ケイの読書日記

個人が書く書評

益田ミリ 「沢村さんちは もう犬を飼わない」 文藝春秋社

2017-09-25 10:18:21 | 益田ミリ
 初出は『週刊文春』2013年8月15日号~2014年11月20日号の連載。歯医者さんに行くと、この雑誌が置いてあるので、私にはお馴染みのマンガ。

 沢村さんちは三人家族。父・沢村四朗 70歳。定年退職して定年ライフを満喫中。趣味は読書と映画鑑賞。  母・沢村典子 69歳。料理上手で手先が器用。社交的で近所に友達も多い。   娘・沢村ヒトミ 40歳。実家暮らしの独身。入社18年目のベテランOL。仲良し3人組で、よく女子会を開いている。

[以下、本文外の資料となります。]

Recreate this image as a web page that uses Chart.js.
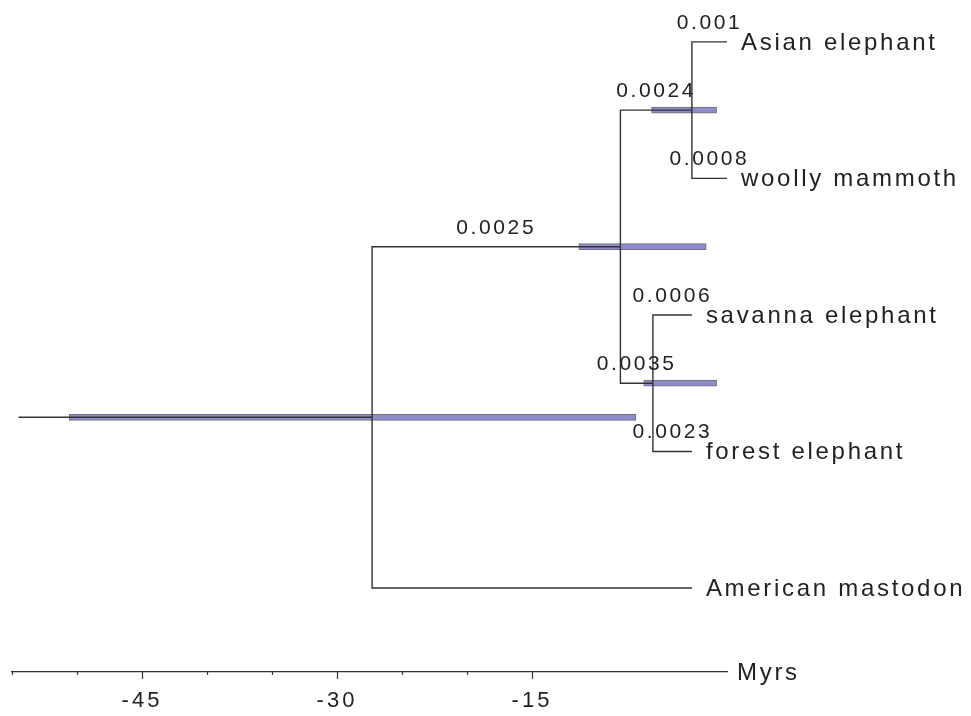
<!DOCTYPE html>
<html><head><meta charset="utf-8">
<script src="https://cdn.jsdelivr.net/npm/chart.js@4"></script>
<style>html,body{margin:0;padding:0;background:#fff}#wrap{width:971px;height:716px}</style>
</head><body><div id="wrap"><canvas id="c" width="971" height="716"></canvas></div>
<script>
// ---- data ----
const tipLabels = ['Asian elephant', 'woolly mammoth', 'savanna elephant', 'forest elephant', 'American mastodon'];
const tipRows = [0, 1, 2, 3, 4];
const tipAges = [0, 0, -2.7, -2.7, -2.7];            // Myrs
const nodeNames = ['root', 'Elephantidae', 'Elephas+Mammuthus', 'Loxodonta'];
const nodeAges = [-27.3, -8.2, -2.7, -5.7];           // Myrs
const nodeRows = [2.75, 1.5, 0.5, 2.5];
const hpdLow = [-50.6, -11.4, -5.8, -6.4];
const hpdHigh = [-7.0, -1.6, -0.8, -0.8];
const rootStemStart = -54.5;
const edgeParent = [0, 0, 1, 1, 2, 2, 3, 3];
const edgeChild = ['n1', 't4', 'n2', 'n3', 't0', 't1', 't2', 't3'];
const edgeRate = ['0.0025', '', '0.0024', '0.0035', '0.001', '0.0008', '0.0006', '0.0023'];
const xTickLabels = [-45, -30, -15];
const xMinorTicks = [-55, -50, -45, -40, -35, -30, -25, -20, -15];
const axisTitle = 'Myrs';

// ---- layout constants ----
const FONT = '"Liberation Sans", Arial, Helvetica, sans-serif';
const axisRow = 4.615;
const TEXT = '#222';

function nodeAt(ref) {
  const k = ref[0], i = +ref.slice(1);
  return k === 'n' ? {x: nodeAges[i], y: nodeRows[i]} : {x: tipAges[i], y: tipRows[i]};
}

const lineStyle = {type: 'line', borderColor: '#333', borderWidth: 1.4, pointRadius: 0, fill: false, tension: 0, order: 1};
const datasets = [];
datasets.push({
  type: 'bar', indexAxis: 'y', order: 2,
  data: nodeAges.map((_, i) => ({x: [hpdLow[i], hpdHigh[i]], y: nodeRows[i]})),
  backgroundColor: '#8d8dc9', borderColor: '#6f6f7e', borderWidth: 1, borderSkipped: false,
  barThickness: 6
});
datasets.push(Object.assign({}, lineStyle, {data: [{x: rootStemStart, y: nodeRows[0]}, {x: nodeAges[0], y: nodeRows[0]}]}));
edgeParent.forEach((p, e) => {
  const c = nodeAt(edgeChild[e]);
  datasets.push(Object.assign({}, lineStyle, {
    data: [{x: nodeAges[p], y: nodeRows[p]}, {x: nodeAges[p], y: c.y}, {x: c.x, y: c.y}]
  }));
});

const treePlugin = {
  id: 'treeLabels',
  beforeDraw(chart) { chart.ctx.letterSpacing = '3px'; },
  afterDraw(chart) {
    const {ctx} = chart, x = chart.scales.x, y = chart.scales.y;
    ctx.save();
    ctx.fillStyle = TEXT;
    // tip labels
    ctx.font = '24px ' + FONT; ctx.letterSpacing = '2.7px';
    ctx.textAlign = 'left'; ctx.textBaseline = 'middle';
    tipLabels.forEach((t, i) => ctx.fillText(t, x.getPixelForValue(tipAges[i]) + 14, y.getPixelForValue(tipRows[i]) + 1));
    // branch rate labels
    ctx.font = '21px ' + FONT; ctx.letterSpacing = '2.6px';
    ctx.textAlign = 'center'; ctx.textBaseline = 'alphabetic';
    edgeParent.forEach((p, e) => {
      if (!edgeRate[e]) return;
      const c = nodeAt(edgeChild[e]);
      const mx = (x.getPixelForValue(nodeAges[p]) + x.getPixelForValue(c.x)) / 2;
      ctx.fillText(edgeRate[e], mx, y.getPixelForValue(c.y) - 13);
    });
    // axis ticks
    const y0 = y.getPixelForValue(axisRow);
    ctx.strokeStyle = '#333'; ctx.lineWidth = 1.2;
    xMinorTicks.forEach(v => {
      const px = Math.round(x.getPixelForValue(v)) + 0.5;
      const len = xTickLabels.includes(v) ? 7 : 3;
      ctx.beginPath(); ctx.moveTo(px, y0); ctx.lineTo(px, y0 + len); ctx.stroke();
    });
    // axis title
    ctx.font = '24px ' + FONT; ctx.letterSpacing = '2.7px';
    ctx.textAlign = 'left'; ctx.textBaseline = 'middle';
    ctx.fillText(axisTitle, x.getPixelForValue(0) + 10, y0 + 1);
    ctx.restore();
  }
};

new Chart(document.getElementById('c'), {
  type: 'line',
  data: {datasets},
  options: {
    responsive: false, animation: false, devicePixelRatio: 1,
    layout: {padding: {left: 12, right: 244, top: 0, bottom: 0}},
    plugins: {legend: {display: false}, tooltip: {enabled: false}},
    events: [],
    scales: {
      x: {
        type: 'linear', min: -55, max: 0, offset: false,
        position: {y: axisRow},
        border: {display: true, color: '#333', width: 1.2},
        grid: {display: false, drawTicks: true, tickLength: 8},
        ticks: {
          stepSize: 5, autoSkip: false, maxRotation: 0, padding: 8, color: TEXT,
          font: {family: FONT, size: 22},
          callback: v => xTickLabels.includes(v) ? String(v) : ''
        }
      },
      y: {type: 'linear', min: -0.307, max: 4.938, reverse: true, offset: false, display: false}
    }
  },
  plugins: [treePlugin]
});
</script>
</body></html>
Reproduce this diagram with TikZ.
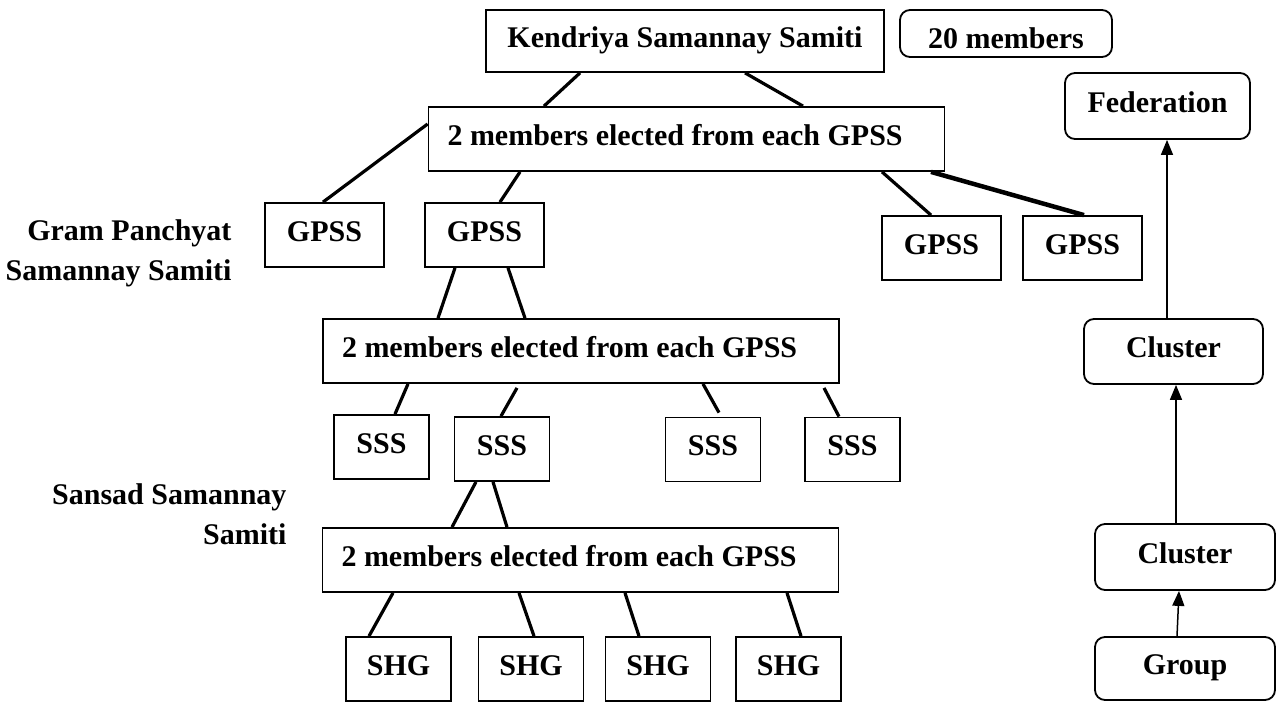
\documentclass[tikz,border=0pt]{standalone}
\usepackage{fontspec}
\setmainfont{Liberation Serif}
\usepackage{tikz}
\usetikzlibrary{arrows.meta,positioning}
\tikzset{
  caja/.style={draw,line width=1.8pt,inner sep=0pt,minimum height=64pt,
    text height=21pt,text depth=9pt,font=\fontsize{30}{40}\selectfont\bfseries},
  redonda/.style={caja,rounded corners=10pt},
  miembros/.style={caja,minimum width=516pt,text width=478pt,inner xsep=19pt,align=flush left},
  linea/.style={line width=3.2pt},
  flecha/.style={-{Triangle[length=15pt,width=12pt]},line width=1.5pt},
  rotulo/.style={align=flush right,anchor=east,font=\fontsize{30}{40}\selectfont\bfseries}
}
\begin{document}
\begin{tikzpicture}[x=1pt,y=-1pt]
\useasboundingbox (0,0) rectangle (1277,702);
\node[caja,minimum width=398pt,minimum height=62pt] (kss) at (685,41) {Kendriya Samannay Samiti};
\node[redonda,minimum width=212pt,minimum height=47pt,text height=29pt,text depth=0pt] (veinte) at (1006,33.5) {20 members};
\node[miembros] (mtop) at (686.5,139) {2 members elected from each GPSS};
\node[caja,minimum width=119pt] (g1) at (324.5,235) {GPSS};
\node[caja,minimum width=119pt] (g2) at (484.5,235) {GPSS};
\node[caja,minimum width=119pt] (g3) at (941.5,248) {GPSS};
\node[caja,minimum width=119pt] (g4) at (1082.5,248) {GPSS};
\node[rotulo] (gpsslab) at (235,253) {Gram Panchyat\\Samannay Samiti};
\node[miembros] (mmid) at (581,351) {2 members elected from each GPSS};
\foreach \n/\x/\y in {1/381.5/447, 2/502/449, 3/713/449.5, 4/852.5/449.5}{
  \node[caja,minimum width=95pt] (s\n) at (\x,\y) {SSS};
}
\node[rotulo] (ssslab) at (290,514) {Sansad Samannay\\Samiti};
\node[miembros] (mbot) at (580.5,560) {2 members elected from each GPSS};
\foreach \n/\x in {1/398.5, 2/531, 3/658, 4/788.5}{
  \node[caja,minimum width=105pt] (h\n) at (\x,669) {SHG};
}
% columna derecha
\node[redonda,minimum width=185pt,minimum height=66pt] (fed) at (1157.5,106) {Federation};
\node[redonda,minimum width=179pt,minimum height=65pt] (cl1) at (1173.5,351.5) {Cluster};
\node[redonda,minimum width=180pt,minimum height=66pt] (cl2) at (1185,557) {Cluster};
\node[redonda,minimum width=180pt,minimum height=63pt] (grp) at (1185,668.5) {Group};
% enlaces
\draw[linea] ([xshift=-105pt]kss.south) -- ([xshift=-142.5pt]mtop.north);
\draw[linea] ([xshift=60pt]kss.south) -- ([xshift=116.5pt]mtop.north);
\draw[linea] ([yshift=15pt]mtop.west) -- ([xshift=-1.5pt]g1.north);
\draw[linea] ([xshift=-166.5pt]mtop.south) -- ([xshift=15.5pt]g2.north);
\draw[linea] ([xshift=195.5pt]mtop.south) -- ([xshift=-10.5pt]g3.north);
\draw[linea,line width=4.5pt] ([xshift=244.5pt]mtop.south) -- ([xshift=1.5pt]g4.north);
\draw[linea] ([xshift=-29.5pt]g2.south) -- ([xshift=-143pt]mmid.north);
\draw[linea] ([xshift=23.5pt]g2.south) -- ([xshift=-56pt]mmid.north);
\draw[linea] ([xshift=-173pt]mmid.south) -- ([xshift=13.5pt]s1.north);
\draw[linea] ([xshift=-64pt,yshift=-4pt]mmid.south) -- ([xshift=-1pt]s2.north);
\draw[linea] ([xshift=122pt]mmid.south) -- ([xshift=6pt,yshift=4pt]s3.north);
\draw[linea] ([xshift=243pt,yshift=-4pt]mmid.south) -- ([xshift=-13.5pt]s4.north);
\draw[linea] ([xshift=-26pt]s2.south) -- ([xshift=-128.5pt]mbot.north);
\draw[linea] ([xshift=-9pt]s2.south) -- ([xshift=-73.5pt]mbot.north);
\foreach \n/\a/\b in {1/-187.5/-29.5, 2/-61.5/3, 3/44.5/-19, 4/206.5/12.5}{
  \draw[linea] ([xshift=\a pt]mbot.south) -- ([xshift=\b pt]h\n.north);
}
\draw[flecha] ([xshift=-8pt]grp.north) -- ([xshift=-6pt]cl2.south);
\draw[flecha] ([xshift=-9pt]cl2.north) -- ([xshift=2.5pt]cl1.south);
\draw[flecha] ([xshift=-6.5pt]cl1.north) -- ([xshift=9.5pt]fed.south);
\end{tikzpicture}
\end{document}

 この高齢の両親と未婚の娘一人というのが、週刊文春の主な購読者層か? この家族構成が平凡になってしまったんだもの。日本の少子化が進むワケです。

 沢村さんちは本当に仲の良い家族で、ケンカなどめったにしない。たまの夫婦げんかの原因と言えば、肉じゃがに入っているジャガイモの面取りをするかどうか。脱力するほど平和。親子ゲンカは、ほぼ無し。たまに母親が娘に「一人で生きて行くんだから」と言って、娘がムクれるくらい。それどころが異常に仲がいい。
 町内会の盆踊りに家族3人で出かけ、屋台をひやかしたり、母親の夏服を買いに娘と2人でデパートに出掛けたり、その帰りに喫茶店でお茶したり…。
 別居している娘が、たまに親を旅行やレストランやデパートに連れて行く話はよく聞くが、同居している娘が、これほど親を気遣ってくれるケースってあまりないよ。素晴らしい一家。

 沢村さんちは、お父さんが脳梗塞で倒れたり、お母さんに認知症の初期症状が現れたり、娘さんの会社が業績不振で40歳以上の希望退職を募り肩たたきされたり…なんて事は、ありえないんだ。マンガだから。サザエさん一家と同じ。現実を忘れメルヘンワールドに遊ぶ。

 
 でも現実はそうではない。1年たてば1歳トシを取り、5年たてば5歳トシを取る。そして恐ろしい事に、年々月日が経つのが早くなるんだ。
 今までは親を頼っていた。給料の一部を家に入れてはいるけど、帰宅すればちゃんとご飯は準備されており、お風呂も入れるようになっている。お弁当を作ってもらってる人すらいる。
 でも、ある日を境に、その立場は逆転する。親から頼られるようになる。「医者に連れて行ってくれ」「入院に付き添って」「柔らかい食事が食べたい」「粗相をしたから下着を洗って」etc
…そして介護が始まる。特に娘だったら介護して当然!という無言の圧力が、親本人、親せき、近所の人たちからかかるから、ヒトミさん、大変ですよ。